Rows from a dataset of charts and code
--------

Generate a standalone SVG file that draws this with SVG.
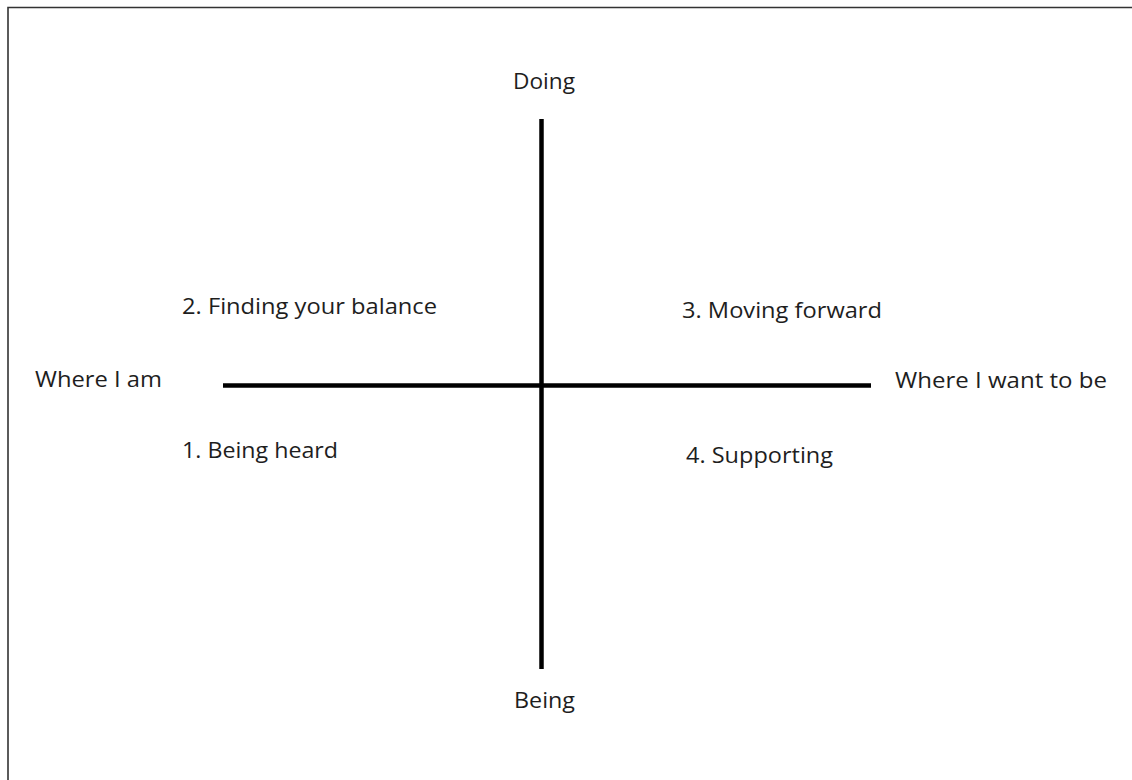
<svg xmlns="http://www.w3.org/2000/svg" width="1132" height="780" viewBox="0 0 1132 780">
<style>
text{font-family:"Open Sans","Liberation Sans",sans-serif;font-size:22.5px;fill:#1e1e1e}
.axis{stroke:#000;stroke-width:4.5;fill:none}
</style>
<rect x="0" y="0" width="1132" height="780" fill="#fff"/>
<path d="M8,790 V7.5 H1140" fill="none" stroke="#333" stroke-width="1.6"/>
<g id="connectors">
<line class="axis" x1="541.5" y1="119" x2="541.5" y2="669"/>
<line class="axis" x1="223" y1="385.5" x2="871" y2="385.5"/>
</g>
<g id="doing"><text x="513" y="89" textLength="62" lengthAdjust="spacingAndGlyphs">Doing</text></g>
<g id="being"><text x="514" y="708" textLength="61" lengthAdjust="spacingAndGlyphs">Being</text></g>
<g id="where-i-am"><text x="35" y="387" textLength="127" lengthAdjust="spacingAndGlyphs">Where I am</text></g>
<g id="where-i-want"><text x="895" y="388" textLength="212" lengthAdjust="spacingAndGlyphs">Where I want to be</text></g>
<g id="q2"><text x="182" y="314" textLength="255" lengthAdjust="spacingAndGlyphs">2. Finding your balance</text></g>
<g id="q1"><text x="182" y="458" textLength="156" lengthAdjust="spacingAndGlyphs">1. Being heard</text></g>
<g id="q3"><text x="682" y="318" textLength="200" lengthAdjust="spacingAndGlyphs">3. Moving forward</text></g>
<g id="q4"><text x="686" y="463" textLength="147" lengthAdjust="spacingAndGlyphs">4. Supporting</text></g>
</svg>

--------

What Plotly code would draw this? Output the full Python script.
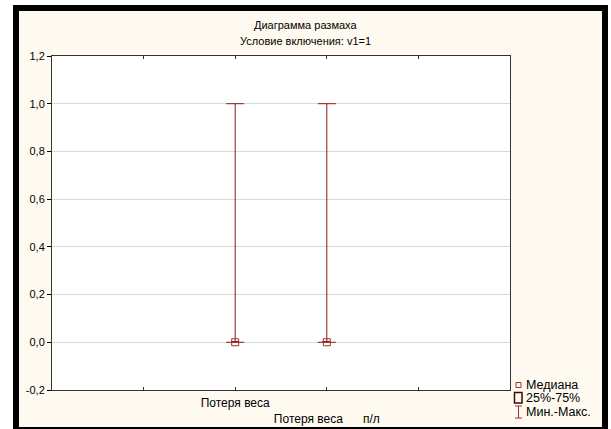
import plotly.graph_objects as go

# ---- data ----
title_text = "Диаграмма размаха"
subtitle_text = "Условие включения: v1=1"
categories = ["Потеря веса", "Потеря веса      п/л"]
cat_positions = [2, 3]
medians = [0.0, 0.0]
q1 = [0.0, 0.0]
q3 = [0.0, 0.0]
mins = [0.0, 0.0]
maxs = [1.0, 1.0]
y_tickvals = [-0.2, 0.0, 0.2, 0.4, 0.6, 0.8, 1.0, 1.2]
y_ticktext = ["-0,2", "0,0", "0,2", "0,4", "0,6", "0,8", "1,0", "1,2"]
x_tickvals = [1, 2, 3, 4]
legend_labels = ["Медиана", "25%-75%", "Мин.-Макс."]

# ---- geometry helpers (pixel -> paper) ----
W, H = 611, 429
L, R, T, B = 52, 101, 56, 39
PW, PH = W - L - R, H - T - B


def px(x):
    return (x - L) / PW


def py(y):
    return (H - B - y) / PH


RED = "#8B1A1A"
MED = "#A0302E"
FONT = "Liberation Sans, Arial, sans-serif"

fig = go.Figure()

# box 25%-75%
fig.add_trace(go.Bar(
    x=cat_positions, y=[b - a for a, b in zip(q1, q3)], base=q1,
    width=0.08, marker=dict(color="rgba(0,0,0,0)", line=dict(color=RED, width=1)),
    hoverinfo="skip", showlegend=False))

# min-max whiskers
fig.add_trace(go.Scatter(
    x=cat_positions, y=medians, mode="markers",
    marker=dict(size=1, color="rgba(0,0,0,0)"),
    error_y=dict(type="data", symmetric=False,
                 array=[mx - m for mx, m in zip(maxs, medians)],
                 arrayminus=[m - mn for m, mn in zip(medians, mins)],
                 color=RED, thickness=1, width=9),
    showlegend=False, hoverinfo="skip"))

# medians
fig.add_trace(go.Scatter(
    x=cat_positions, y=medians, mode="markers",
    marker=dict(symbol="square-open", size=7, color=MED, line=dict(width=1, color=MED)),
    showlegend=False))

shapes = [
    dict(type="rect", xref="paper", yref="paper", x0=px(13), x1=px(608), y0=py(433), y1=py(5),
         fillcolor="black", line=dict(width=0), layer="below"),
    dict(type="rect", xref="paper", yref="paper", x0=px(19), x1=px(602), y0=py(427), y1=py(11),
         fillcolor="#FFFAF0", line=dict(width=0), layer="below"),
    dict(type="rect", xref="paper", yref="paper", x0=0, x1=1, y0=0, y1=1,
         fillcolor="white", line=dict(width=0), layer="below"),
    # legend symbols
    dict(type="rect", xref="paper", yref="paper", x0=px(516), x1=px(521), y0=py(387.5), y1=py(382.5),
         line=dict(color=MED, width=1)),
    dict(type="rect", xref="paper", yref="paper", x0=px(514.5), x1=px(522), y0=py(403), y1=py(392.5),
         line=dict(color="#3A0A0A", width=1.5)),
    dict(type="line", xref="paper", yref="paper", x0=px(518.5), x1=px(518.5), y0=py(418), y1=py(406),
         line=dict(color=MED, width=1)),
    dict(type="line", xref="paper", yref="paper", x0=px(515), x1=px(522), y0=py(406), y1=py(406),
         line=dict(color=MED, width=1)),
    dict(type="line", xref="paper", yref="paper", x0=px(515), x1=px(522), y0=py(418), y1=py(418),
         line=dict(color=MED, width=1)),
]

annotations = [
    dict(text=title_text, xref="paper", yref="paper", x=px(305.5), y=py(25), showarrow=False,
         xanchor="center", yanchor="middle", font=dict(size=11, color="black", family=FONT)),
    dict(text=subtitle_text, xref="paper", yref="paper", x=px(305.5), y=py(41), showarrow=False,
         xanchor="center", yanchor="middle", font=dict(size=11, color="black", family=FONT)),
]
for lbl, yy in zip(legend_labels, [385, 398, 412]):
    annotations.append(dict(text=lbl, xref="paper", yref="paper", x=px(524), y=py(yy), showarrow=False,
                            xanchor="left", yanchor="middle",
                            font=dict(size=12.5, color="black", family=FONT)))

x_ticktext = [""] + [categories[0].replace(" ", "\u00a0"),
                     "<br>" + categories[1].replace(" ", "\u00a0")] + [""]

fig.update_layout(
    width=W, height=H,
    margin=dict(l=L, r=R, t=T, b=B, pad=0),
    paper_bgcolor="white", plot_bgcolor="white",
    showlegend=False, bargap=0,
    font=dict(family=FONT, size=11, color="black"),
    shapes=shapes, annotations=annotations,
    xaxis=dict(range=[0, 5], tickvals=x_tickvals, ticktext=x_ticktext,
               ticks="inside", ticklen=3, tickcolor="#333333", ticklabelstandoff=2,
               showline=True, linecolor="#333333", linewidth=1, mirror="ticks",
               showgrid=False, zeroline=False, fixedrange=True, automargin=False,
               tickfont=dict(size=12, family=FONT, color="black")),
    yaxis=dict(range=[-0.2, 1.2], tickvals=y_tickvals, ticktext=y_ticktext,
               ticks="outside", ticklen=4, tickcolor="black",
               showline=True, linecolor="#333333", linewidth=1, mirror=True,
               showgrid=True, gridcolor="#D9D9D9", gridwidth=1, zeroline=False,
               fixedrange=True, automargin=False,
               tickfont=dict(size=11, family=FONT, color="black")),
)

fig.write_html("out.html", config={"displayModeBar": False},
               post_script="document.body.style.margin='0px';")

--------

__Given request__: Print out, exactly and with nothing added, the lines starting at the line holding "What Plotly code" and ending at the line holding "import plotly.graph_objects as go", minus any pictures.

__Solved problem__:
What Plotly code would draw this? Output the full Python script.
import plotly.graph_objects as go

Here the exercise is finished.